Much like the “great resignation,” the “great regret” has highlighted how important it is for employees and employers to be on the same page when it comes to work expectations, culture, flexibility and more. Luckily, there are ways to ensure that, as an employer, you hire only those people who are truly the right fit for your organization.
“Companies can avoid the Great Regret altogether by being proactive and constantly ensuring the culture is optimal,” Bernard Coleman, head of employee engagement at Gusto, writes in Inc.com. “There’s a saying that the best offense is a good defense. And that defense is focusing on the fundamentals of what makes an extraordinary environment and reminds staff why they stay or joined in the first place.”
In other words, focus on your values, and make sure they are aligned with those of your current employees and future hires. When interviewing, make sure you screen for “fit”—don’t let your eagerness (or desperation) to hire blind you. At WAHVE, we go through a comprehensive blind screening process that ensures potential employees fit well within our organizational culture.
Also, keep the lines of communication open.
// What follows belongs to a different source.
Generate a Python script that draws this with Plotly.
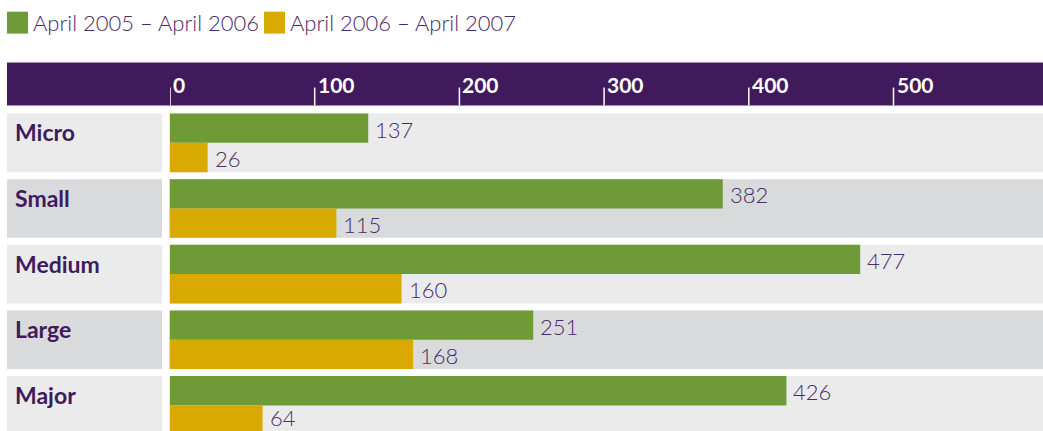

By checking in regularly with your staff, you can identify reasons why they might want to leave and address issues before you lose talented people. This regular communication—and follow up with action—also shows you take their feedback seriously and value their input. When it comes to solutions, though, remember it’s not simply about office perks, but rather about giving your people the right tools they need to do their jobs and listening to their challenges and suggestions. It means making fundamental changes such as implementing flexible schedules and facilitating remote work. And don’t just say you’re doing these things, either: Actually live it. Highlight employees who are engaging in these activities, particularly c-suite executives. Culture comes from the top.
Finally, consider drawing good talent back into the fold if they’re interested in returning. Inc.com suggests implementing an alumni program. “Communicate the latest news, and share cultural moments and all the great things they're missing. The grass is often not greener, and former talent might just need a nudge to consider coming back.”
By being authentic, communicative, flexible and proactive, we, as business leaders, can ensure that both our organizations and our people are fulfilled and inspired—and avoid the “great regret.”